┌─ GIVEN MATERIAL

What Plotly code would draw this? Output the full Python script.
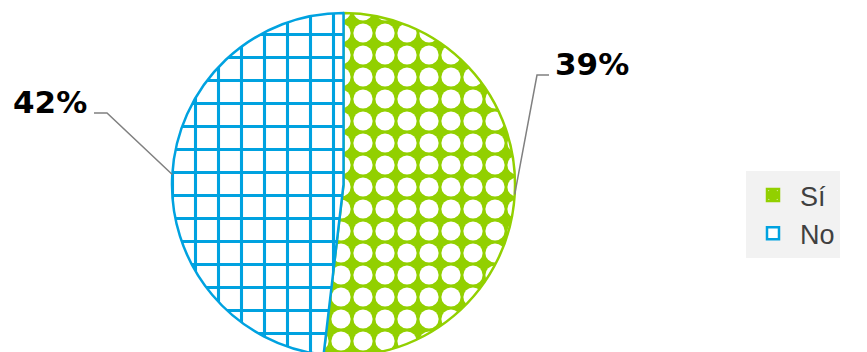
import math
import plotly.graph_objects as go

# ---- data ----
categories = ["Sí", "No"]
values = [42, 39]
label_texts = ["39%", "42%"]
colors = ["#92d000", "#00a2e0"]

# ---- layout geometry (pixels) ----
W, H = 867, 372
M_T, M_B = 13, 16
plot_h = H - M_T - M_B
DOM_X = [0.0, 0.7924]

cx = (DOM_X[0] + DOM_X[1]) / 2 * W
cy = M_T + plot_h / 2
R = plot_h / 2


def px_to_paper(x, y):
    return x / W, (H - M_B - y) / plot_h


fig = go.Figure()
fig.add_trace(go.Pie(
    labels=categories,
    values=values,
    sort=False,
    direction="clockwise",
    rotation=0,
    textinfo="none",
    hoverinfo="label+value",
    domain=dict(x=DOM_X, y=[0, 1]),
    marker=dict(
        colors=colors,
        line=dict(color=colors, width=2.5),
        pattern=dict(
            shape=[".", "+"],
            fillmode="replace",
            bgcolor=["#92d000", "#ffffff"],
            fgcolor=["#ffffff", "#00a2e0"],
            size=[22, 23],
            solidity=[0.6, 0.25],
        ),
    ),
))

# leader lines from slice mid-angle to label elbows
total = sum(values)
elbows = [(537, 75, 549), (107, 113, 94)]
shapes = []
annotations = []
start = 0.0
for i, v in enumerate(values):
    frac = v / total
    mid = (start + frac / 2) * 2 * math.pi
    start += frac
    ex = cx + R * math.sin(mid)
    ey = cy - R * math.cos(mid)
    bx, by, fx = elbows[i]
    p0 = px_to_paper(ex, ey)
    p1 = px_to_paper(bx, by)
    p2 = px_to_paper(fx, by)
    shapes.append(dict(
        type="path", xref="paper", yref="paper",
        path=f"M {p0[0]},{p0[1]} L {p1[0]},{p1[1]} L {p2[0]},{p2[1]}",
        line=dict(color="#808080", width=1.5),
    ))
    right = fx > bx
    tp = px_to_paper(fx + (4 if right else -5), by - 11)
    annotations.append(dict(
        x=tp[0], y=tp[1], xref="paper", yref="paper",
        text=f"<b>{label_texts[i]}</b>", showarrow=False,
        xanchor="left" if right else "right", yanchor="middle",
        font=dict(family="DejaVu Sans", size=31, color="#000000"),
    ))

lx, ly = px_to_paper(746, 171)
fig.update_layout(
    width=W, height=H,
    margin=dict(l=0, r=0, t=M_T, b=M_B),
    paper_bgcolor="#ffffff",
    plot_bgcolor="#ffffff",
    showlegend=True,
    legend=dict(
        x=lx, y=ly, xanchor="left", yanchor="top",
        bgcolor="#f2f2f2",
        font=dict(family="Liberation Sans", size=27, color="#404040"),
        tracegroupgap=0,
        itemwidth=44,
    ),
    shapes=shapes,
    annotations=annotations,
)

fig.write_html("out.html")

└─

**AIM OF THE EXERCISE**
Print the whole listing above once more, word for word, without its pictures.

**CORRECT RESULT**
What Plotly code would draw this? Output the full Python script.
import math
import plotly.graph_objects as go

# ---- data ----
categories = ["Sí", "No"]
values = [42, 39]
label_texts = ["39%", "42%"]
colors = ["#92d000", "#00a2e0"]

# ---- layout geometry (pixels) ----
W, H = 867, 372
M_T, M_B = 13, 16
plot_h = H - M_T - M_B
DOM_X = [0.0, 0.7924]

cx = (DOM_X[0] + DOM_X[1]) / 2 * W
cy = M_T + plot_h / 2
R = plot_h / 2


def px_to_paper(x, y):
    return x / W, (H - M_B - y) / plot_h


fig = go.Figure()
fig.add_trace(go.Pie(
    labels=categories,
    values=values,
    sort=False,
    direction="clockwise",
    rotation=0,
    textinfo="none",
    hoverinfo="label+value",
    domain=dict(x=DOM_X, y=[0, 1]),
    marker=dict(
        colors=colors,
        line=dict(color=colors, width=2.5),
        pattern=dict(
            shape=[".", "+"],
            fillmode="replace",
            bgcolor=["#92d000", "#ffffff"],
            fgcolor=["#ffffff", "#00a2e0"],
            size=[22, 23],
            solidity=[0.6, 0.25],
        ),
    ),
))

# leader lines from slice mid-angle to label elbows
total = sum(values)
elbows = [(537, 75, 549), (107, 113, 94)]
shapes = []
annotations = []
start = 0.0
for i, v in enumerate(values):
    frac = v / total
    mid = (start + frac / 2) * 2 * math.pi
    start += frac
    ex = cx + R * math.sin(mid)
    ey = cy - R * math.cos(mid)
    bx, by, fx = elbows[i]
    p0 = px_to_paper(ex, ey)
    p1 = px_to_paper(bx, by)
    p2 = px_to_paper(fx, by)
    shapes.append(dict(
        type="path", xref="paper", yref="paper",
        path=f"M {p0[0]},{p0[1]} L {p1[0]},{p1[1]} L {p2[0]},{p2[1]}",
        line=dict(color="#808080", width=1.5),
    ))
    right = fx > bx
    tp = px_to_paper(fx + (4 if right else -5), by - 11)
    annotations.append(dict(
        x=tp[0], y=tp[1], xref="paper", yref="paper",
        text=f"<b>{label_texts[i]}</b>", showarrow=False,
        xanchor="left" if right else "right", yanchor="middle",
        font=dict(family="DejaVu Sans", size=31, color="#000000"),
    ))

lx, ly = px_to_paper(746, 171)
fig.update_layout(
    width=W, height=H,
    margin=dict(l=0, r=0, t=M_T, b=M_B),
    paper_bgcolor="#ffffff",
    plot_bgcolor="#ffffff",
    showlegend=True,
    legend=dict(
        x=lx, y=ly, xanchor="left", yanchor="top",
        bgcolor="#f2f2f2",
        font=dict(family="Liberation Sans", size=27, color="#404040"),
        tracegroupgap=0,
        itemwidth=44,
    ),
    shapes=shapes,
    annotations=annotations,
)

fig.write_html("out.html")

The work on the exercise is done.